In a study of conducted by Atlassian, 94 percent of workers reported that mutual respect and connection are critical to their team’s success, and 19 percent reported that it’s the number one factor in their sense of well-being at work. It goes without saying that team building is especially important during these uncertain times.
3 Things to Consider With Team Building Activities
One of the biggest cons to remote work is loneliness and feelings of isolation, a feeling that is likely exacerbated at this time with social distancing in effect. Loneliness in turn can result in a disengaged employee and poor performance.

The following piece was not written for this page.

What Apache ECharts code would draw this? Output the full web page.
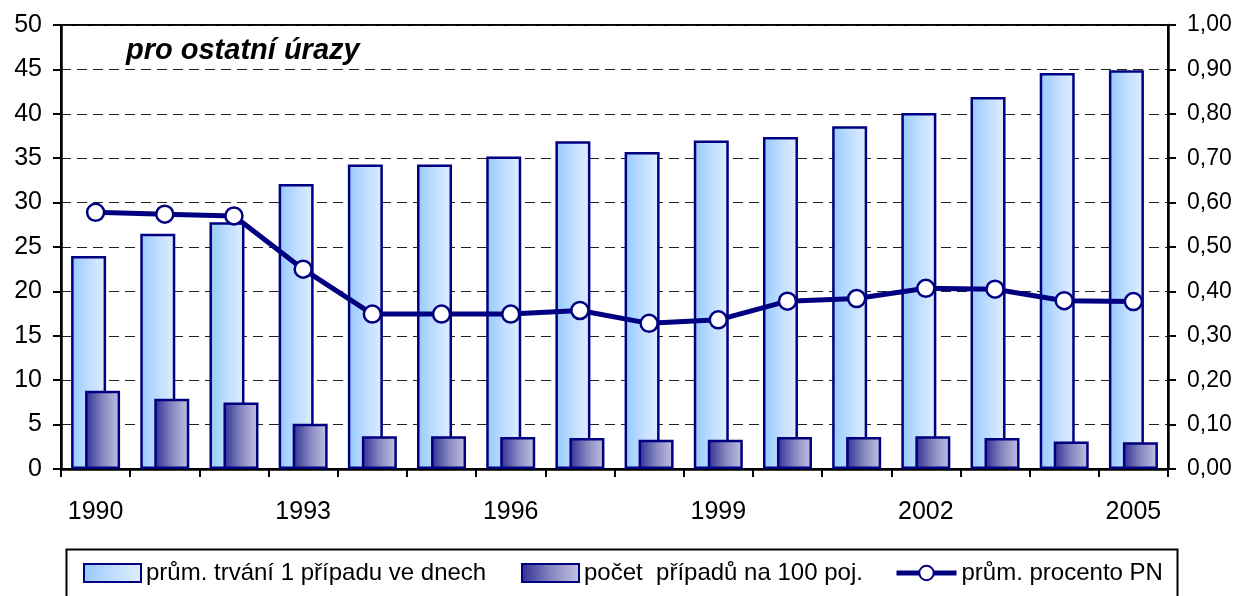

Luckily, cultivating social bonds can lead to trust building and foster respect amongst coworkers, and is one way to reduce any feelings associated with loneliness.
Atlassian offers a matrix of activities that meet specific criteria based on what you’re looking to do and what intent is behind your team building exercises. Below are three things to consider when you are planning remote activities whether you have a few remote workers or all-remote teams now or in the future.
1. Real-time vs. asynchronous – Do employees need to do the activity simultaneously, or can each person participate at whatever time works best for their schedule/routine?
2. Practical vs. just for fun – Is the activity intentionally unproductive, or does it serve the dual purpose of building social bonds and improving the way you work in a more tangible way?
3. One-hit wonder vs. on the regular – Is the activity something you do daily or weekly, or is it something you’d do once (and maybe again when new team members join)?
When it comes to virtual team building activities, each team member is on their computer and the team interacts using an internet-connected tool: chat, video conference, slack, etc. Don’t overcomplicate it; many traditional team-building exercises such as icebreakers and team lunches can be adapted to accommodate remote workers. Start off small and with activities that aren’t too complex, and build from there. Some activities will require more planning, like remote team Trivia or Charades, and you can find some out of the box ideas linked below under “Industry News”. Lastly, test run your activities by putting them into practice. Sometimes they make sense in theory but once implemented, you might run into some logistical issues you didn’t think of if you just dive right in. In the end, remote team building is a process that takes time, effort, and maybe a budget, but investing in it is worth it!